BEŞİKTAŞ’ta oynama isteğiyle dolu futbolcu sayısı bir hayli kabarıktı. İlk sıraya Ahmed Hassan’ı koyuyorum...
Oyunun henüz ısınma dakikalarında yoktan üç pozisyon yaratan ve sahanın her bölgesinde inanılmaz bir efor harcayan Ahmed Hassan, diğerlerini de ateşledi.
Ve Beşiktaş, zaman zaman yükselen temposunu sahanın geniş alanına taşıyarak rakibin direncini kolayca kırdı.
Okan Buruk, 90 dakikayı hiç durmadan tamamladı. Rakipten çaldığı ve kaptığı topların sayısı rekor düzeydeydi. Üstelik, çoğunu olumlu pasa dönüştürmeyi başardı.
Ahmet Yıldırım, oyunu iyi okudu ve yönlendirdi. Adamına göre servis yaptı, Carew’in kafasına kaldırdığı toplar ve Ahmed Hassan’a attığı kontra paslarda farklı bir kişilik sergiledi.
Sergen’in hiç kesmeden koşma isteğine şaşırdım. Beklenmedik anlarda yaptığı nefis hareketleri herkes gibi keyifle izledim. Ve zaman zaman gereksiz öfkesini de kazanma hırsına bağladım...
* * *
John Carew, iyi başladığı oyunun devamını getiremedi. Milli maç yorgunluğunu bir bahane gibi düşünemiyorum.
Hele hele, Sergen’in önüne uzattığı gollük topa koşarken 5-6 metre arkadan gelen rakibe yakalanmasına da bir anlam veremiyorum.
Carew’in beklenen performanstan uzak görüntüsü, Beşiktaş’ın hücum etkinliğini sınırlı kılıyor. Ve onun Beşiktaş’a henüz hiçbir şey kazandırmadığı gerçeğini de her maçta bir kez daha yaşıyorum.
* * *
Beşiktaş savunması 90 dakikayı hiç zorlanmadan bitirdi. Göbekte Mustafa Doğan-Emre ikilisinden endişe duyanlar yanıldılar.
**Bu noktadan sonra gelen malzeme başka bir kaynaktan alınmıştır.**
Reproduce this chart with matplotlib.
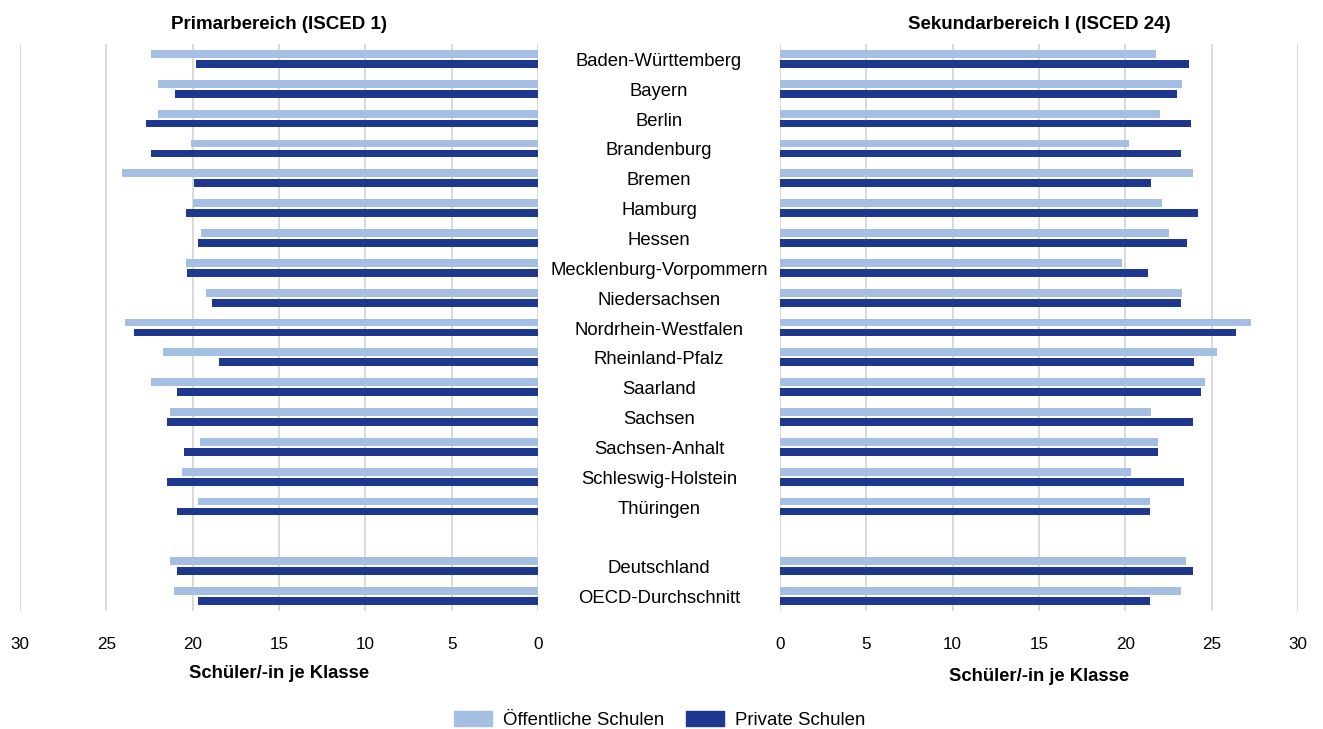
import matplotlib
matplotlib.use("Agg")
import matplotlib.pyplot as plt
import matplotlib.transforms as mtransforms
from matplotlib.patches import Patch
import numpy as np

plt.rcParams['font.family'] = ['Liberation Sans', 'DejaVu Sans']

categories = ["Baden-Württemberg", "Bayern", "Berlin", "Brandenburg", "Bremen",
              "Hamburg", "Hessen", "Mecklenburg-Vorpommern", "Niedersachsen",
              "Nordrhein-Westfalen", "Rheinland-Pfalz", "Saarland", "Sachsen",
              "Sachsen-Anhalt", "Schleswig-Holstein", "Thüringen", "",
              "Deutschland", "OECD-Durchschnitt"]

prim_public = [22.4, 22.0, 22.0, 20.1, 24.1, 20.0, 19.5, 20.4, 19.2, 23.9,
               21.7, 22.4, 21.3, 19.6, 20.6, 19.7, np.nan, 21.3, 21.1]
prim_private = [19.8, 21.0, 22.7, 22.4, 19.9, 20.4, 19.7, 20.3, 18.9, 23.4,
                18.5, 20.9, 21.5, 20.5, 21.5, 20.9, np.nan, 20.9, 19.7]
sek_public = [21.8, 23.3, 22.0, 20.2, 23.9, 22.1, 22.5, 19.8, 23.3, 27.3,
              25.3, 24.6, 21.5, 21.9, 20.3, 21.4, np.nan, 23.5, 23.2]
sek_private = [23.7, 23.0, 23.8, 23.2, 21.5, 24.2, 23.6, 21.3, 23.2, 26.4,
               24.0, 24.4, 23.9, 21.9, 23.4, 21.4, np.nan, 23.9, 21.4]

xticks = [0, 5, 10, 15, 20, 25, 30]
titles = ["Primarbereich (ISCED 1)", "Sekundarbereich I (ISCED 24)"]
xlabel = "Schüler/-in je Klasse"
legend_labels = ["Öffentliche Schulen", "Private Schulen"]

c_pub = "#A4BEE4"
c_priv = "#1F388F"
grid_c = "#D9D9D9"

W, H = 1323, 729
fig = plt.figure(figsize=(W / 100, H / 100), dpi=100)

bottom = 1 - 611 / H
height = (611 - 44) / H
axL = fig.add_axes([20 / W, bottom, 518 / W, height])
axR = fig.add_axes([780 / W, bottom, 518 / W, height])

y = np.arange(len(categories))
bh = 0.26
off = 0.167

for ax, pub, priv in [(axL, prim_public, prim_private), (axR, sek_public, sek_private)]:
    ax.barh(y - off, pub, height=bh, color=c_pub, zorder=3)
    ax.barh(y + off, priv, height=bh, color=c_priv, zorder=3)
    ax.set_ylim(len(categories) - 0.5, -0.5)
    ax.set_xticks(xticks)
    ax.set_xticklabels([str(t) for t in xticks], fontsize=12.3)
    ax.tick_params(axis='x', length=0, pad=19, colors="#000000")
    ax.set_yticks([])
    ax.grid(axis='x', color=grid_c, linewidth=1.4, zorder=0)
    for s in ax.spines.values():
        s.set_visible(False)

axL.set_xlim(30, 0)
axR.set_xlim(0, 30)

# category labels in the middle
tr = mtransforms.blended_transform_factory(fig.transFigure, axL.transData)
for i, c in enumerate(categories):
    axL.text(659 / W, i + 0.235, c, transform=tr, ha='center', va='baseline',
             fontsize=13.3, clip_on=False)

# titles
fig.text(279 / W, 1 - 29 / H, titles[0], ha='center', va='baseline',
         fontsize=13.5, fontweight='bold')
fig.text(1039 / W, 1 - 29 / H, titles[1], ha='center', va='baseline',
         fontsize=13.5, fontweight='bold')

# axis labels
fig.text(279 / W, 1 - 678 / H, xlabel, ha='center', va='baseline',
         fontsize=13.3, fontweight='bold')
fig.text(1039 / W, 1 - 681 / H, xlabel, ha='center', va='baseline',
         fontsize=13.3, fontweight='bold')

handles = [Patch(color=c_pub), Patch(color=c_priv)]
fig.legend(handles, legend_labels, loc='center', bbox_to_anchor=(660 / W, 1 - 720 / H),
           ncol=2, frameon=False, fontsize=13.4, handlelength=2.04, handleheight=0.86,
           handletextpad=0.59, columnspacing=1.18, borderpad=0.2)

fig.savefig("out.png", dpi=100)
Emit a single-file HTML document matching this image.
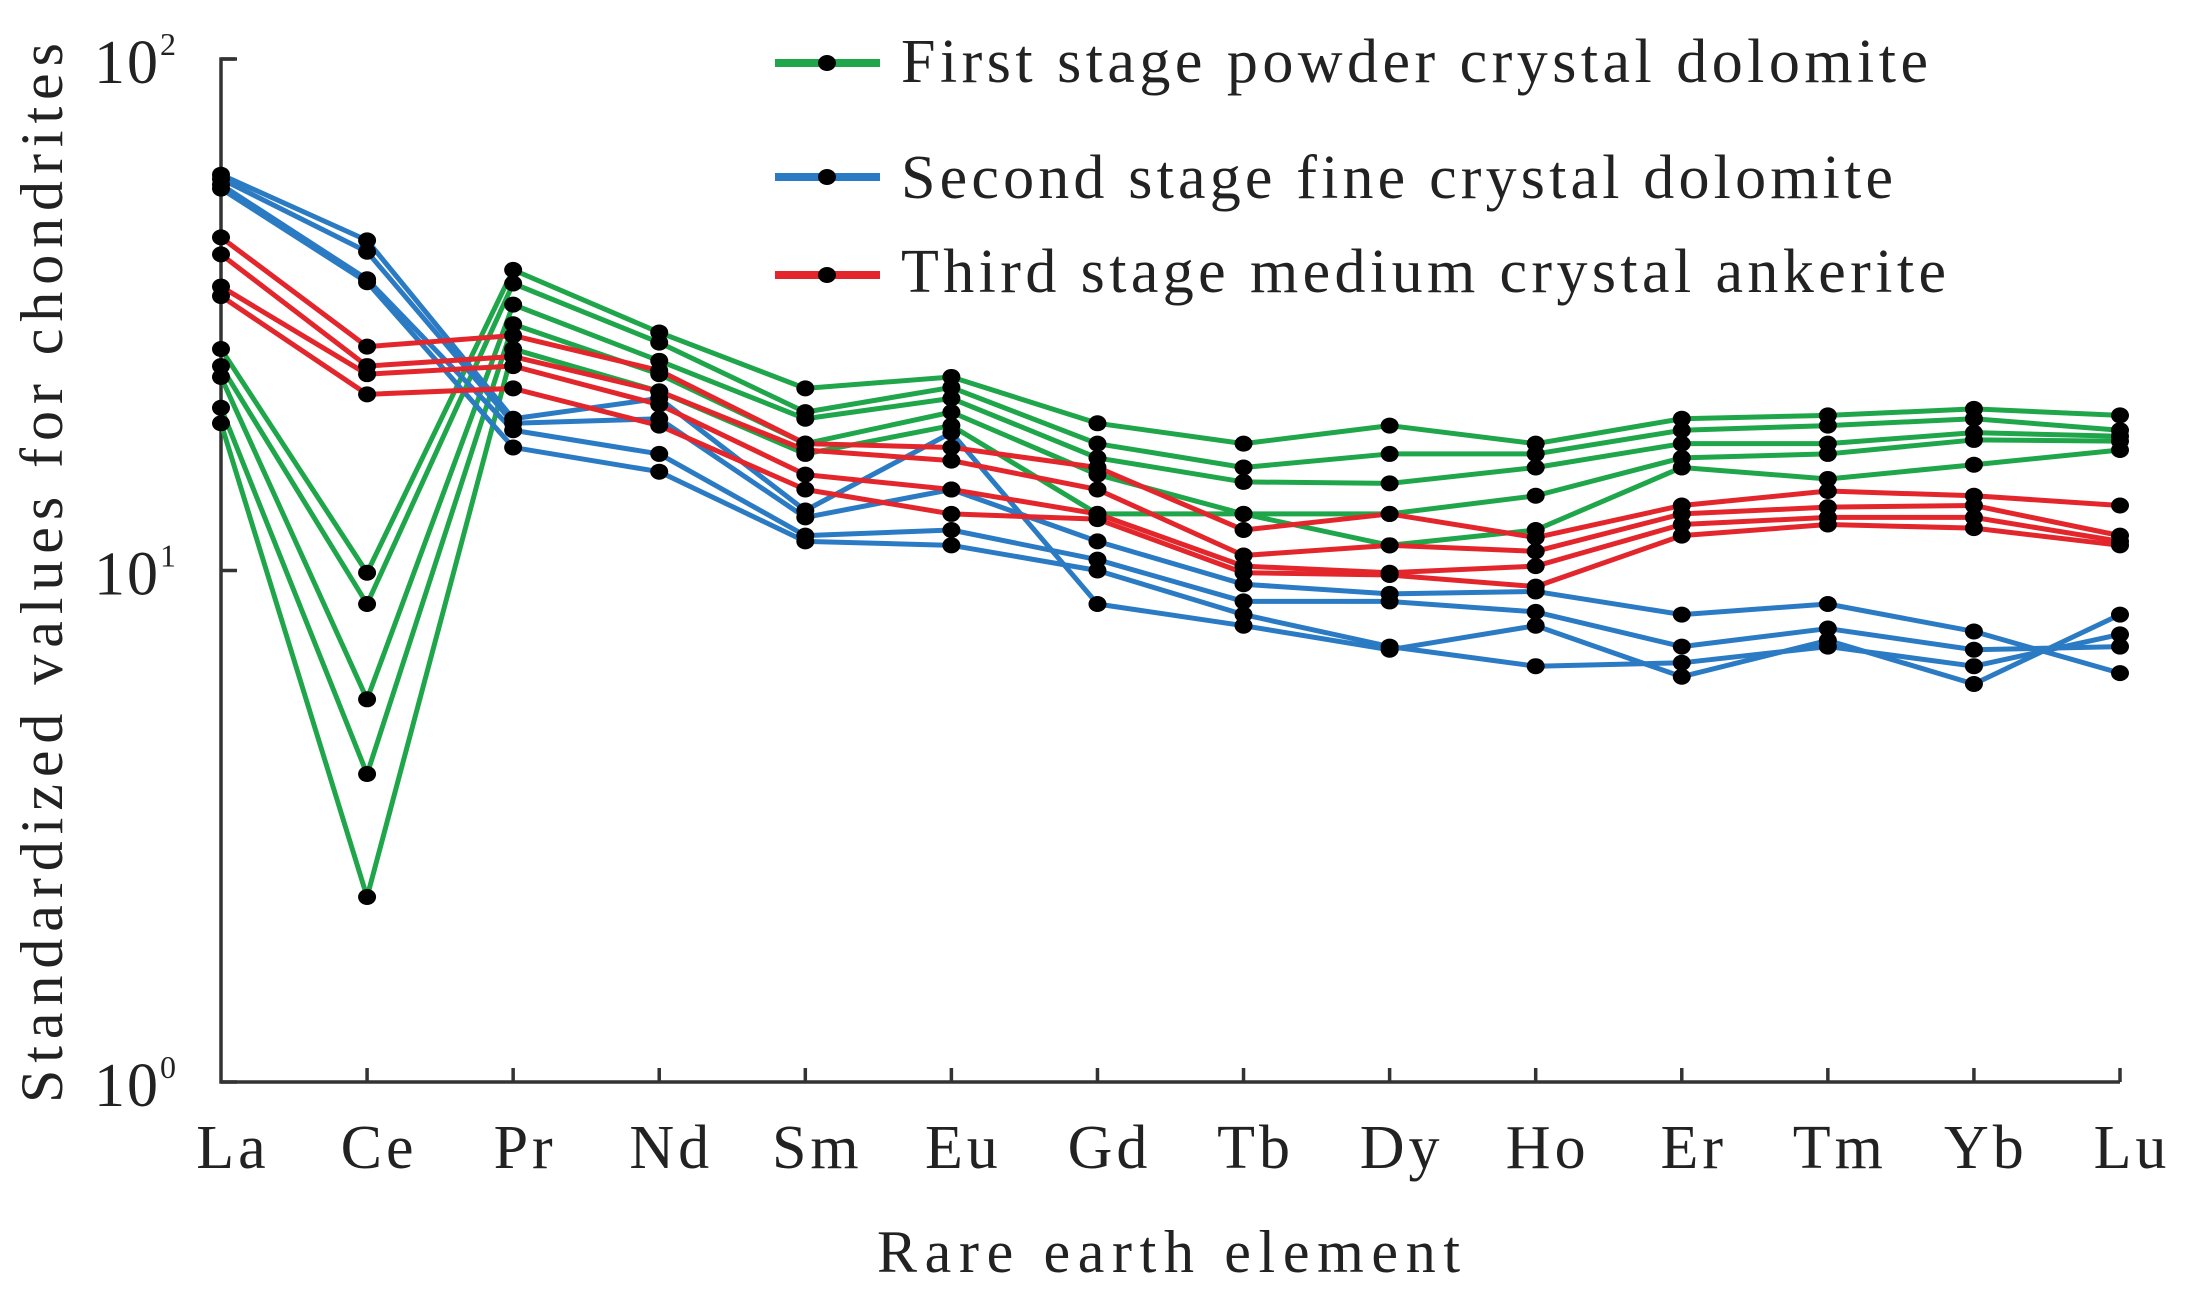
<!DOCTYPE html>
<html><head><meta charset="utf-8"><style>
html,body{margin:0;padding:0;background:#fff;}
svg{display:block;}
text{font-family:"Liberation Serif",serif;fill:#222;}
</style></head><body>
<svg id="chart" width="2190" height="1306" viewBox="0 0 2190 1306" xmlns="http://www.w3.org/2000/svg">
<g id="axes"></g>
<g id="series"></g>
<g id="legend"></g>
</svg>
<script>
const categories = ["La","Ce","Pr","Nd","Sm","Eu","Gd","Tb","Dy","Ho","Er","Tm","Yb","Lu"];
const yTickLabels = ["2","1","0"];
const yTickValues = [100,10,1];
const green1 = [27.1,9.9,38.7,29.2,22.7,23.9,19.4,17.7,19.2,17.7,19.8,20.1,20.7,20.1];
const green2 = [25.1,8.6,36.4,27.9,20.4,22.8,17.7,15.9,16.9,16.9,18.8,19.2,19.8,18.8];
const green3 = [23.9,5.6,33.1,25.7,19.8,21.7,16.6,14.9,14.8,15.9,17.7,17.7,18.6,18.3];
const green4 = [20.8,4.0,30.3,24.2,17.7,20.4,15.4,12.9,12.9,14.0,16.6,16.9,18.0,17.9];
const green5 = [19.4,2.3,27.1,22.4,16.9,19.2,12.9,12.9,11.2,12.0,15.9,15.1,16.1,17.2];
const blue1 = [59.4,44.2,19.8,21.7,13.1,18.6,8.6,7.8,7.0,7.8,6.2,7.3,6.0,8.2];
const blue2 = [58.3,42.0,19.4,19.8,12.7,14.4,11.4,9.4,9.0,9.1,8.2,8.6,7.6,6.3];
const blue3 = [56.8,37.1,18.8,16.9,11.7,12.0,10.5,8.7,8.7,8.3,7.1,7.7,7.0,7.1];
const blue4 = [55.8,36.6,17.4,15.6,11.4,11.2,10.0,8.2,7.1,6.5,6.6,7.1,6.5,7.5];
const red1 = [44.8,27.4,28.8,24.6,17.7,17.4,15.9,12.0,12.9,11.6,13.4,14.3,14.0,13.4];
const red2 = [41.5,25.1,26.2,22.4,17.2,16.4,14.4,10.7,11.2,10.9,12.9,13.3,13.4,11.7];
const red3 = [35.9,24.2,25.1,21.1,15.4,14.4,12.9,10.2,9.9,10.2,12.3,12.7,12.7,11.4];
const red4 = [34.4,22.1,22.7,19.2,14.4,12.9,12.6,9.9,9.8,9.3,11.7,12.3,12.1,11.2];
const legendLabels = ["First stage powder crystal dolomite","Second stage fine crystal dolomite","Third stage medium crystal ankerite"];

const NS="http://www.w3.org/2000/svg";
const FF='"Liberation Serif", serif';
const X0=221, X1=2120, YTOP=59, YBOT=1082;
const xScale=i=>X0+(X1-X0)*i/(categories.length-1);
const yScale=v=>YBOT-(Math.log10(v)-0)/(2-0)*(YBOT-YTOP);
function mk(tag,attrs,parent){const e=document.createElementNS(NS,tag);for(const k in attrs)e.setAttribute(k,attrs[k]);parent.appendChild(e);return e;}
const axes=document.getElementById('axes');
const ser=document.getElementById('series');
const leg=document.getElementById('legend');

let el=mk('path',{d:`M${X0+14} ${YTOP} H${X0} V${YBOT} H${X1}`,fill:'none',stroke:'#333','stroke-width':3.5},axes);


yTickValues.forEach((v,i)=>{
  const y=yScale(v);
  let t=mk('line',{x1:X0,x2:X0+16,y1:y,y2:y,stroke:'#333','stroke-width':3.5},axes);
  
  
  let lb=mk('text',{x:178,y:y+24,'font-size':62,'font-family':FF,'text-anchor':'end','letter-spacing':2},axes);
  
  
  lb.textContent='10';
  let sp=mk('tspan',{dy:-28,'font-size':32},lb);
  sp.textContent=yTickLabels[i];
});
categories.forEach((c,i)=>{
  const x=xScale(i);
  if(i>0){let t=mk('line',{x1:x,x2:x,y1:YBOT,y2:YBOT-14,stroke:'#333','stroke-width':3.5},axes);
  
  }
  let lb=mk('text',{x:x+12,y:1168,'font-size':62,'font-family':FF,'text-anchor':'middle','letter-spacing':4},axes);
  
  
  lb.textContent=c;
});
let yt=mk('text',{x:0,y:0,'font-size':60,'font-family':FF,'text-anchor':'middle',textLength:1060,lengthAdjust:'spacing',transform:'translate(62,573) rotate(-90)'},axes);


yt.textContent='Standardized values for chondrites';
let xt=mk('text',{x:877,y:1272,'font-size':60,'font-family':FF,textLength:583,lengthAdjust:'spacing'},axes);


xt.textContent='Rare earth element';

const groups=[
 {color:'#1fa64a',data:[green1,green2,green3,green4,green5],name:'green'},
 {color:'#2a7bc4',data:[blue1,blue2,blue3,blue4],name:'blue'},
 {color:'#e3262c',data:[red1,red2,red3,red4],name:'red'}];
groups.forEach(g=>g.data.forEach((arr,k)=>{
  const pts=arr.map((v,i)=>xScale(i)+','+yScale(v)).join(' ');
  let pl=mk('polyline',{points:pts,fill:'none',stroke:g.color,'stroke-width':5,'stroke-linejoin':'round'},ser);
  
  
}));
groups.forEach(g=>g.data.forEach((arr,k)=>{
  arr.forEach((v,i)=>{
    let d=mk('ellipse',{cx:xScale(i),cy:yScale(v),rx:9,ry:8,fill:'#000'},ser);
    
    
  });
}));
const legY=[63,177,275], legBase=[82,198,292], legLen=[1027,992,1045];
groups.forEach((g,i)=>{
  let ln=mk('line',{x1:775,x2:880,y1:legY[i],y2:legY[i],stroke:g.color,'stroke-width':8},leg);
  
  
  let dt=mk('ellipse',{cx:827,cy:legY[i],rx:9,ry:8,fill:'#000'},leg);
  
  
  let tx=mk('text',{x:901,y:legBase[i],'font-size':62,'font-family':FF,textLength:legLen[i],lengthAdjust:'spacing'},leg);
  
  
  tx.textContent=legendLabels[i];
});
</script>
</body></html>
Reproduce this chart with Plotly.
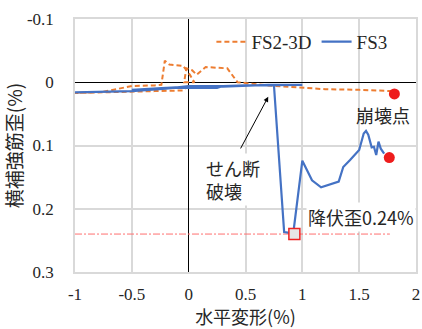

Her ikisi de oyuna önce yüreklerini koydular, sonra birbirlerini kontrol ederek 90 dakikayı hatasız tamamladılar.
İbrahim Akın, kısa bir döneme iki gol sıkıştırarak 1-2 haftalık kötü performansını unutturdu.
Beşiktaş, dün gece yarattığı farklı skor ile tribündeki taraftarıyla barıştı. Şimdi o taraftar, iki hafta sonra oynanacak Fenerbahçe maçını bekliyor. Ve bu derbinin Beşiktaş’ta çok şeyleri değiştireceğine inanıyor.